=== GIVEN INFORMATION ===

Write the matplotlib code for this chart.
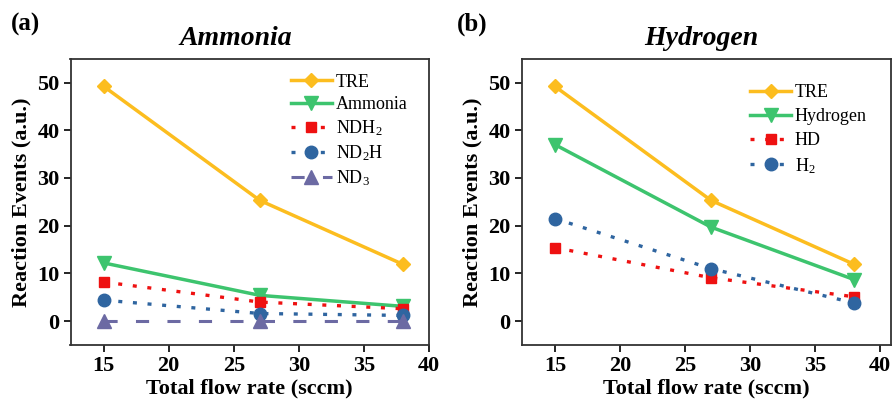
import matplotlib
matplotlib.use("Agg")
import matplotlib.pyplot as plt

plt.rcParams['font.family'] = ['Liberation Serif', 'DejaVu Serif']
plt.rcParams['mathtext.fontset'] = 'custom'
plt.rcParams['mathtext.rm'] = 'Liberation Serif'
plt.rcParams['mathtext.it'] = 'Liberation Serif:italic'
plt.rcParams['mathtext.bf'] = 'Liberation Serif:bold'

flow = [15, 27, 38]

# (a) Ammonia
a_tre = [49.2, 25.3, 11.9]
a_ammonia = [12.2, 5.4, 3.1]
a_ndh2 = [8.2, 4.0, 2.6]
a_nd2h = [4.4, 1.6, 1.2]
a_nd3 = [0.0, 0.0, 0.0]

# (b) Hydrogen
b_tre = [49.2, 25.3, 11.9]
b_hydrogen = [37.0, 19.7, 8.7]
b_hd = [15.4, 9.1, 5.1]
b_h2 = [21.5, 11.0, 3.8]

yticks = [0, 10, 20, 30, 40, 50]
xticks = [15, 20, 25, 30, 35, 40]

C_TRE = '#FCBD1F'
C_GREEN = '#3DC46E'
C_RED = '#EE1111'
C_BLUE = '#2F65A0'
C_PURPLE = '#6C6AA3'

W, H = 894, 399
fig = plt.figure(figsize=(W / 100, H / 100), dpi=100)

def rect(l, r, t, b):
    return [l / W, 1 - b / H, (r - l) / W, (b - t) / H]

axA = fig.add_axes(rect(70.5, 429, 58.7, 345))
axB = fig.add_axes(rect(521.7, 890.7, 58.7, 345))

dot = (0, (1.2, 3.2))
dash = (0, (4.3, 6.0))

def style(ax, xlim):
    ax.set_xlim(*xlim)
    ax.set_ylim(-5, 55)
    ax.set_xticks(xticks)
    ax.set_yticks(yticks)
    ax.tick_params(direction='out', length=5, width=1.2, pad=3, labelsize=16)
    for lab in ax.get_xticklabels() + ax.get_yticklabels():
        lab.set_fontweight('bold')
    for s in ax.spines.values():
        s.set_linewidth(1.3)
        s.set_color('#333333')
    ax.set_xlabel('Total flow rate (sccm)', fontsize=16, fontweight='bold', labelpad=2)
    ax.set_ylabel('Reaction Events (a.u.)', fontsize=16, fontweight='bold', labelpad=4)

# Panel (a)
axA.plot(flow, a_tre, color=C_TRE, lw=2.5, marker='D', ms=7, label='TRE')
axA.plot(flow, a_ammonia, color=C_GREEN, lw=2.5, marker='v', ms=10, label='Ammonia')
axA.plot(flow, a_ndh2, color=C_RED, lw=2.4, ls=dot, marker='s', ms=7, label='NDH$_2$')
axA.plot(flow, a_nd2h, color=C_BLUE, lw=2.4, ls=dot, marker='o', ms=9, label='ND$_2$H')
axA.plot(flow, a_nd3, color=C_PURPLE, lw=2.2, ls=dash, marker='^', ms=10, label='ND$_3$')
style(axA, (12.45, 40))
axA.legend(loc='upper right', bbox_to_anchor=(0.975, 0.992), frameon=False, fontsize=13,
           handlelength=2.3, labelspacing=0.3, handletextpad=0.2, borderaxespad=0.3)

# Panel (b)
axB.plot(flow, b_tre, color=C_TRE, lw=2.5, marker='D', ms=7, label='TRE')
axB.plot(flow, b_hydrogen, color=C_GREEN, lw=2.5, marker='v', ms=10, label='Hydrogen')
axB.plot(flow, b_hd, color=C_RED, lw=2.4, ls=dot, marker='s', ms=7, label='HD')
axB.plot(flow, b_h2, color=C_BLUE, lw=2.4, ls=dot, marker='o', ms=9, label='H$_2$')
style(axB, (12.45, 40.8))
axB.legend(loc='upper right', bbox_to_anchor=(0.97, 0.955), frameon=False, fontsize=13,
           handlelength=2.3, labelspacing=0.38, handletextpad=0.2, borderaxespad=0.3)

fig.text(236 / W, 1 - 45 / H, 'Ammonia', fontsize=20, fontweight='bold', style='italic',
         ha='center', va='baseline')
fig.text(701 / W, 1 - 45 / H, 'Hydrogen', fontsize=20, fontweight='bold', style='italic',
         ha='center', va='baseline')
fig.text(11 / W, 1 - 31 / H, '(a)', fontsize=18, fontweight='bold', ha='left', va='baseline')
fig.text(457 / W, 1 - 31 / H, '(b)', fontsize=18, fontweight='bold', ha='left', va='baseline')

fig.savefig('out.png', dpi=100)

=== WORK REQUIRED ===
From the first line above down to the line with "import matplotlib.pyplot as plt", reproduce every line and no others, omitting pictures.

=== FINISHED TASK ===
Write the matplotlib code for this chart.
import matplotlib
matplotlib.use("Agg")
import matplotlib.pyplot as plt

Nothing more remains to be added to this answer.